Fig. 2.—Grant of proxenia to Dionysios (No. 5). Ht. 12 in.

Two bronze tablets recording decrees of proxenia, passed by the people of Corcyra, are here exhibited. No. 5 (fig. 2), probably of the end of the fourth century B.C., records the grant of proxenia to Dionysios, son of Phrynichos, an Athenian.[2] It mentions the date, the appointment, and the right of possessing land and house property in Corcyra, the last evidently a reward granted to the proxenos for his services. No. 6 (fig. 3), of about 200 B.C., is a grant of proxenia to Pausanias, son of Attalos, a citizen of Ambrakia.[3] He is accorded the usual honours, and the Treasurer is directed to provide the money for the engraving of the decree on bronze.

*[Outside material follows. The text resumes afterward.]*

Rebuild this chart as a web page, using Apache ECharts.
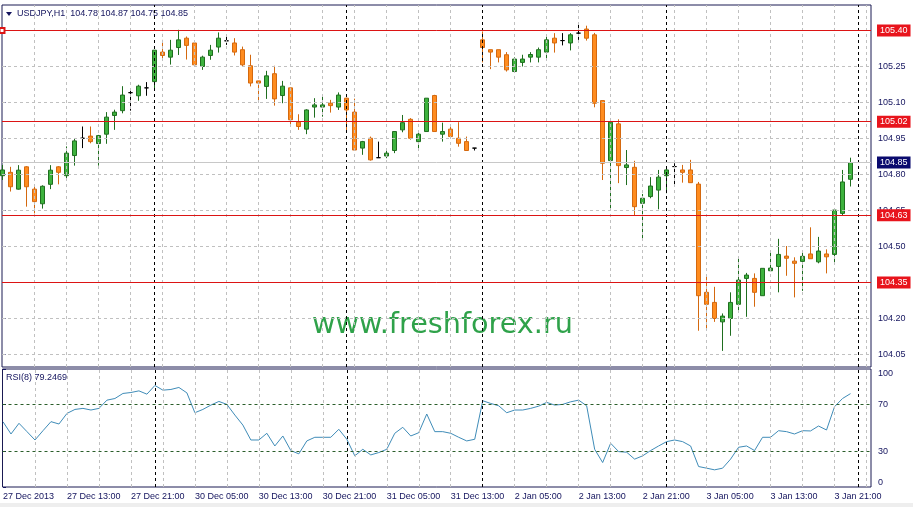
<!DOCTYPE html>
<html><head><meta charset="utf-8">
<script src="https://cdn.jsdelivr.net/npm/echarts@6/dist/echarts.min.js"></script>
<style>html,body{margin:0;padding:0;background:#fff}#c{width:913px;height:507px}</style>
</head><body><div id="c"></div>
<script>
// ---- data ----
const sessions = [['27 Dec',5,23],['30 Dec',0,23],['31 Dec',0,16],['2 Jan',1,23],['3 Jan',0,23]];
const firstLabel = '27 Dec 2013';
const symbolName = 'USDJPY,H1';
const openP = [104.795,104.809,104.739,104.832,104.739,104.678,104.759,104.832,104.795,104.879,
104.951,104.96,104.929,104.968,105.046,105.066,105.141,105.128,105.161,105.187,
105.31,105.289,105.329,105.368,105.348,105.25,105.296,105.331,105.357,105.348,
105.32,105.253,105.19,105.167,105.22,105.129,105.161,105.018,104.989,105.081,
105.081,105.097,105.081,105.118,105.06,104.91,104.951,104.87,104.877,104.9,
104.986,105.03,104.937,104.979,105.129,104.968,104.989,104.951,104.937,104.91,
105.361,105.32,105.32,105.299,105.229,105.267,105.289,105.289,105.31,105.368,
105.358,105.348,105.389,105.406,105.382,105.108,104.858,105.011,104.829,104.83,
104.68,104.708,104.735,104.795,104.833,104.819,104.819,104.76,104.309,104.267,
104.186,104.2,104.259,104.367,104.367,104.295,104.399,104.417,104.46,104.439,
104.438,104.469,104.436,104.469,104.467,104.638,104.78];
const highP = [104.84,104.832,104.839,104.835,104.759,104.755,104.839,104.835,104.917,104.951,
105.0,105.0,104.965,105.06,105.07,105.168,105.153,105.174,105.185,105.318,
105.361,105.361,105.403,105.375,105.348,105.295,105.34,105.392,105.382,105.368,
105.333,105.299,105.19,105.232,105.253,105.19,105.161,105.051,105.072,105.118,
105.131,105.111,105.142,105.12,105.116,104.94,104.958,104.937,104.902,104.979,
105.048,105.035,104.979,105.118,105.132,105.016,105.003,105.018,104.958,104.91,
105.396,105.32,105.32,105.31,105.288,105.299,105.31,105.329,105.382,105.389,
105.389,105.389,105.431,105.42,105.39,105.108,105.018,105.03,104.902,104.857,
104.719,104.789,104.819,104.833,104.847,104.84,104.861,104.769,104.381,104.332,
104.221,104.309,104.453,104.39,104.388,104.409,104.481,104.532,104.502,104.455,
104.481,104.58,104.54,104.488,104.652,104.819,104.87];
const lowP = [104.777,104.729,104.737,104.666,104.638,104.658,104.739,104.759,104.777,104.837,
104.91,104.93,104.837,104.928,104.986,105.055,105.066,105.107,105.128,105.16,
105.278,105.258,105.298,105.279,105.25,105.236,105.278,105.308,105.34,105.296,
105.25,105.167,105.107,105.115,105.087,105.097,105.007,104.986,104.968,105.037,
105.041,105.058,105.069,104.98,104.9,104.882,104.858,104.87,104.868,104.889,
104.976,104.945,104.907,104.979,104.979,104.937,104.948,104.916,104.898,104.9,
105.267,105.239,105.267,105.229,105.229,105.25,105.267,105.267,105.278,105.308,
105.338,105.317,105.361,105.358,105.08,104.777,104.655,104.764,104.756,104.631,
104.534,104.701,104.655,104.722,104.749,104.766,104.766,104.149,104.149,104.186,
104.065,104.128,104.235,104.207,104.249,104.295,104.399,104.309,104.378,104.288,
104.315,104.449,104.43,104.388,104.427,104.631,104.75];
const closeP = [104.819,104.749,104.818,104.749,104.687,104.751,104.818,104.809,104.889,104.94,
104.951,104.937,104.962,105.039,105.06,105.131,105.141,105.168,105.161,105.318,
105.296,105.318,105.361,105.338,105.257,105.289,105.318,105.368,105.357,105.31,
105.257,105.181,105.181,105.211,105.115,105.168,105.028,105.0,105.069,105.09,
105.09,105.087,105.131,105.069,104.902,104.937,104.861,104.87,104.889,104.979,
105.016,104.951,104.968,105.118,104.979,104.979,104.958,104.93,104.9,104.91,
105.329,105.31,105.289,105.236,105.281,105.281,105.3,105.32,105.361,105.348,
105.358,105.382,105.389,105.368,105.097,104.847,105.018,104.837,104.84,104.666,
104.701,104.752,104.789,104.819,104.833,104.809,104.766,104.295,104.259,104.2,
104.21,104.267,104.36,104.381,104.309,104.409,104.41,104.467,104.451,104.43,
104.459,104.449,104.481,104.457,104.652,104.769,104.85];
const rsiPeriod = 8;
const rsiValues = [55.3,44.9,54,46.9,39.8,47.7,55.4,53.4,62.4,65.8,
66.7,65.3,66.7,73.7,75.1,79.4,80.2,81.6,78.8,86.2,
82.2,82.8,84.5,79.9,63,65.8,69.5,72.6,70.1,61,
52.5,39.8,39.8,45.5,34.7,43.2,30.8,28,39,42.1,
42.1,42.1,48.9,40.4,26.3,31.9,27.1,29.1,31.9,45.5,
50.6,43.2,46,61.9,46.9,46.9,45.5,42.1,39,40.4,
73.2,70.9,68.9,63,65.3,65.3,66.7,68.6,71.8,69.5,
70.1,72.3,73.7,68.9,31.9,20.6,37,29.9,29.4,23.5,
26.3,30.8,34.7,38.4,39.8,38.4,34.7,17.2,15.8,14.4,
15.8,23.5,33.6,34.7,30.8,42.1,42.1,47.7,46.9,44.9,
47.7,47.5,51.7,48.3,68.1,75.1,79.2469];
const priceTicks = [104.05,104.20,104.35,104.50,104.65,104.80,104.95,105.10,105.25,105.40];
const rsiTicks = [0,30,70,100];
const rsiLevels = [70,30];
const levelLines = [105.40,105.02,104.63,104.35];
const bidPrice = 104.85;
const timeLabelStep = 8;
const gridStep = 4;
const watermark = 'www.freshforex.ru';

// ---- build ----
const cats = [];
const daySeparators = [];
sessions.forEach(function (s, k) {
  if (k > 0) daySeparators.push(cats.length);
  for (let h = s[1]; h <= s[2]; h++) cats.push(s[0] + ' ' + String(h).padStart(2, '0') + ':00');
});
daySeparators.push(cats.length);
cats[0] = firstLabel;
const labelIdx = [];
for (let i = 0; i < cats.length; i += timeLabelStep) labelIdx.push(i);
const vGridIdx = [];
for (let i = gridStep; i < cats.length + 2; i += gridStep) vGridIdx.push(i);
const candleData = cats.map(function (c, i) { return [i, openP[i], closeP[i], lowP[i], highP[i]]; });
const rsiData = cats.map(function (c, i) { return [i, rsiValues[i]]; });
const last = cats.length - 1;

// ---- layout (pixel scale choices) ----
const PX_PER_BAR = 8;
const X_MIN = -1 / 16;
const X_MAX = X_MIN + 869 / PX_PER_BAR;
const PX_PER_PRICE = 240;
const Y_MIN = priceTicks[0] - 12.5 / PX_PER_PRICE;
const Y_MAX = Y_MIN + 362 / PX_PER_PRICE;
const PX_PER_RSI = 1.175;
const R_MIN = -0.25 / PX_PER_RSI;
const R_MAX = R_MIN + 118 / PX_PER_RSI;

const NAVY = '#14145e';
const FONT = '"Liberation Sans", Arial, sans-serif';
const GRIDC = '#c0c0c0';
const LEVELC = '#dc1414';

function vLine(v, color) { return { xAxis: v, lineStyle: { color: color, type: [3, 3], width: 1 }, label: { show: false } }; }
function hLine(v, color, type) { return { yAxis: v, lineStyle: { color: color, type: type, width: 1 }, label: { show: false } }; }

const vGridMain = vGridIdx.map(function (v) { return vLine(v, GRIDC); });
const hGridMain = priceTicks.map(function (v) { return hLine(v, GRIDC, [3, 3]); });
const sepLines = daySeparators.map(function (v) { return vLine(v, '#000000'); });
const levelMarks = levelLines.map(function (v, k) {
  const item = {
    yAxis: v,
    lineStyle: { color: LEVELC, type: 'solid', width: 1 },
    label: { show: true, position: 'end', distance: 6, formatter: v.toFixed(2), color: '#fff',
      backgroundColor: '#e8141c', padding: [2, 3, 1, 3], fontSize: 9, fontFamily: FONT }
  };
  if (k === 0) { item.symbol = 'emptyRect'; item.symbolSize = 5; }
  return item;
});
const bidMark = {
  yAxis: bidPrice, lineStyle: { color: '#c8c8c8', type: 'solid', width: 1 },
  label: { show: true, position: 'end', distance: 6, formatter: bidPrice.toFixed(2), color: '#fff',
    backgroundColor: '#0a0a6e', padding: [2, 3, 1, 3], fontSize: 9, fontFamily: FONT }
};
const rsiLevelMarks = rsiLevels.map(function (v) { return hLine(v, '#2b5e2b', [3, 3]); });

const chart = echarts.init(document.getElementById('c'), null, { renderer: 'canvas' });
chart.setOption({
  animation: false,
  backgroundColor: '#ffffff',
  textStyle: { fontFamily: FONT },
  grid: [
    { left: 2, top: 5, width: 869, height: 362, show: true, borderColor: '#1a1a52', borderWidth: 1, backgroundColor: 'transparent' },
    { left: 2, top: 369, width: 869, height: 118, show: true, borderColor: '#1a1a52', borderWidth: 1, backgroundColor: 'transparent' }
  ],
  xAxis: [
    { gridIndex: 0, type: 'value', min: X_MIN, max: X_MAX,
      axisLine: { show: false }, axisTick: { show: false }, axisLabel: { show: false }, splitLine: { show: false } },
    { gridIndex: 1, type: 'value', min: X_MIN, max: X_MAX,
      axisLine: { show: false }, axisTick: { show: false },
      axisLabel: { show: true, customValues: labelIdx, formatter: function (v) { return cats[Math.round(v)] || ''; },
        align: 'left', color: NAVY, fontSize: 9, margin: 5, fontFamily: FONT },
      splitLine: { show: false } }
  ],
  yAxis: [
    { gridIndex: 0, type: 'value', position: 'right', min: Y_MIN, max: Y_MAX,
      axisLine: { show: false },
      axisTick: { show: true, customValues: priceTicks, length: 3, lineStyle: { color: NAVY } },
      axisLabel: { show: true, customValues: priceTicks, formatter: function (v) { return v.toFixed(2); },
        color: NAVY, fontSize: 9, margin: 7, fontFamily: FONT },
      splitLine: { show: false } },
    { gridIndex: 1, type: 'value', position: 'right', min: R_MIN, max: R_MAX,
      axisLine: { show: false },
      axisTick: { show: true, customValues: rsiTicks, length: 3, lineStyle: { color: NAVY } },
      axisLabel: { show: true, customValues: rsiTicks, color: NAVY, fontSize: 9, margin: 7, fontFamily: FONT,
        verticalAlignMinLabel: 'bottom', verticalAlignMaxLabel: 'top' },
      splitLine: { show: false } }
  ],
  series: [
    { type: 'line', xAxisIndex: 0, yAxisIndex: 0, data: [], silent: true, z: 1,
      markLine: { silent: true, symbol: 'none', animation: false, data: vGridMain.concat(hGridMain, sepLines) } },
    { type: 'line', xAxisIndex: 1, yAxisIndex: 1, data: [], silent: true, z: 1,
      markLine: { silent: true, symbol: 'none', animation: false, data: vGridMain.concat(sepLines, rsiLevelMarks) } },
    { type: 'line', xAxisIndex: 0, yAxisIndex: 0, data: [], silent: true, z: 2,
      markLine: { silent: true, symbol: 'none', animation: false, data: levelMarks.concat([bidMark]) } },
    { type: 'candlestick', xAxisIndex: 0, yAxisIndex: 0, data: candleData, barWidth: 5, z: 3,
      itemStyle: { color: '#3db23d', color0: '#ff8c1f', borderColor: '#1f6e1f', borderColor0: '#d4690f',
        borderColorDoji: '#000000', borderWidth: 1 } },
    { type: 'line', xAxisIndex: 1, yAxisIndex: 1, data: rsiData, showSymbol: false, symbol: 'none', z: 3,
      lineStyle: { color: '#3f8cb8', width: 1 } }
  ],
  graphic: [
    { type: 'rect', left: 0, top: 503, shape: { width: 913, height: 4 }, style: { fill: '#eeeeee' }, silent: true },
    { type: 'polygon', shape: { points: [[6, 12], [12, 12], [9, 16]] }, style: { fill: NAVY }, silent: true },
    { type: 'text', x: 17, y: 14, style: { text: symbolName + '  ' + [openP[last], highP[last], lowP[last], closeP[last]].map(function (v) { return v.toFixed(2); }).join(' '),
      fill: NAVY, font: '9px ' + FONT, verticalAlign: 'middle' }, silent: true },
    { type: 'text', x: 6, y: 378, style: { text: 'RSI(' + rsiPeriod + ') ' + rsiValues[last], fill: NAVY, font: '9px ' + FONT, verticalAlign: 'middle' }, silent: true },
    { type: 'text', x: 312, y: 326, style: { text: watermark, fill: '#2fa24a', font: '28.7px "DejaVu Sans"', verticalAlign: 'middle' }, silent: true }
  ]
});
</script></body></html>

Both these tablets were found in Corfu, the modern name of the ancient Corcyra. The persons appointed acted, of course, in Athens and Ambrakia respectively.

Fig. 3.—Grant of proxenia to Pausanias (No. 6). Ht. 8 in.

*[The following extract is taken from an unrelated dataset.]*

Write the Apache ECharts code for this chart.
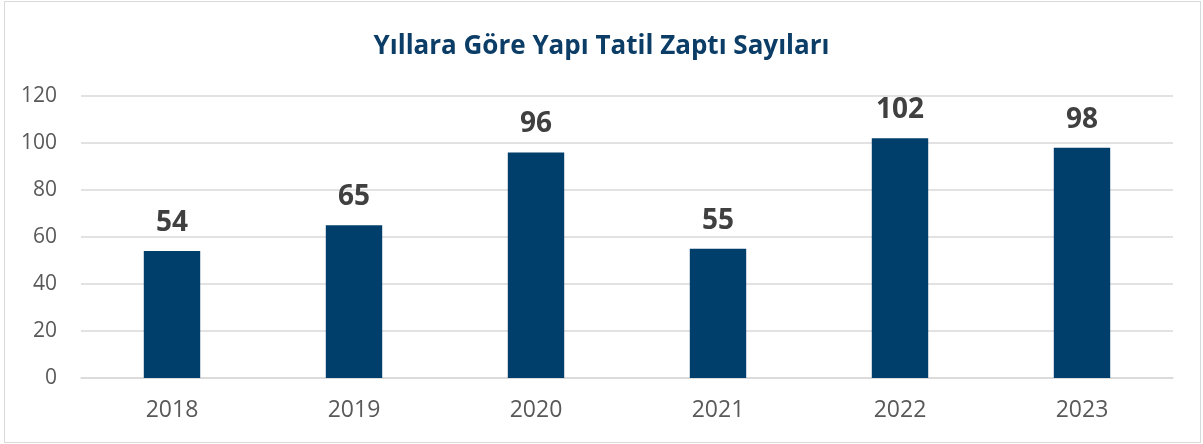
<!DOCTYPE html>
<html>
<head>
<meta charset="utf-8">
<script src="https://cdn.jsdelivr.net/npm/echarts@6/dist/echarts.min.js"></script>
<style>
    html, body { margin: 0; padding: 0; background: #fff; }
    #frame { position: absolute; left: 4px; top: 1px; width: 1195px; height: 440px; border: 1px solid #d9d9d9; }
    #main { position: absolute; left: 0; top: 0; width: 1203px; height: 444px; }
</style>
</head>
<body>
<div id="frame"></div>
<div id="main"></div>
<script>
const years = ['2018', '2019', '2020', '2021', '2022', '2023'];
const counts = [54, 65, 96, 55, 102, 98];

$chart = () => {
    var chartDom = document.getElementById('main');
    var myChart = echarts.init(chartDom);
    var option;

    option = {
        animation: false,
        title: {
            text: 'Yıllara Göre Yapı Tatil Zaptı Sayıları',
            left: 'center',
            top: 29,
            textStyle: {
                fontFamily: 'Open Sans',
                fontSize: 26,
                fontWeight: 'bold',
                color: '#0b3d66'
            }
        },
        grid: {
            left: 81,
            right: 30,
            top: 96,
            bottom: 66
        },
        xAxis: {
            type: 'category',
            data: years,
            axisTick: { show: false },
            axisLine: { lineStyle: { color: '#d9d9d9', width: 1.5 } },
            axisLabel: {
                fontFamily: 'Open Sans',
                fontSize: 23,
                color: '#595959',
                margin: 21
            }
        },
        yAxis: {
            type: 'value',
            min: 0,
            max: 120,
            interval: 20,
            axisLine: { show: false },
            axisTick: { show: false },
            splitLine: { lineStyle: { color: '#d9d9d9', width: 1.5 } },
            axisLabel: {
                fontFamily: 'Open Sans',
                fontSize: 21,
                color: '#595959',
                margin: 24
            }
        },
        series: [
            {
                type: 'bar',
                data: counts,
                barWidth: '31%',
                itemStyle: { color: '#003f6b' },
                label: {
                    show: true,
                    position: 'top',
                    distance: 14,
                    fontFamily: 'Open Sans',
                    fontSize: 28,
                    fontWeight: 'bold',
                    color: '#404040'
                }
            }
        ]
    };

    option && myChart.setOption(option);
}

$chart();
</script>
</body>
</html>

Law-courts at Athens.—One of the most striking features of democratic Athens was its elaborate machinery for the administration of justice. The system of popular control began in the fifth century B.C., and reached its full development in the fourth. For petty offences the various magistrates had the power of inflicting a small fine, but graver charges were usually decided by a jury court. Those who composed these jury courts were called dikastae. They were chosen at first up to the number of six thousand from the entire body of citizens over thirty years of age, but later on apparently any citizen over thirty years of age was a qualified juryman. From the time of Perikles each juryman received three obols (about 5d.) a day for his services. The whole body of jurymen was divided into ten sections, each of which was distinguished by one of the first ten letters of the Greek alphabet (A to K). Each dikast received a ticket (πινάκιον), at first of bronze, but in Aristotle's day of boxwood, inscribed with his name, his parish, and the number of his section. In Aristotle's day the father's name was always given as well.[4] Four of these dikasts' tickets (in bronze) are exhibited in this case, together with a fragment of a fifth. Upwards of eighty are known, all apparently belonging to the fourth century B.C. The tickets shown are:

Fig. 4.—Ticket of Thukydides (No. 10). L. 4¼ in.

No. 7, which belonged to Deinias of Halae, of the third section (Γ). The ticket is stamped with the Athenian symbol of an owl within an olive wreath, two owls with one head, and a Gorgoneion.

No. 8, belonging to Archilochos of Phaleron, of the fifth section (Ε).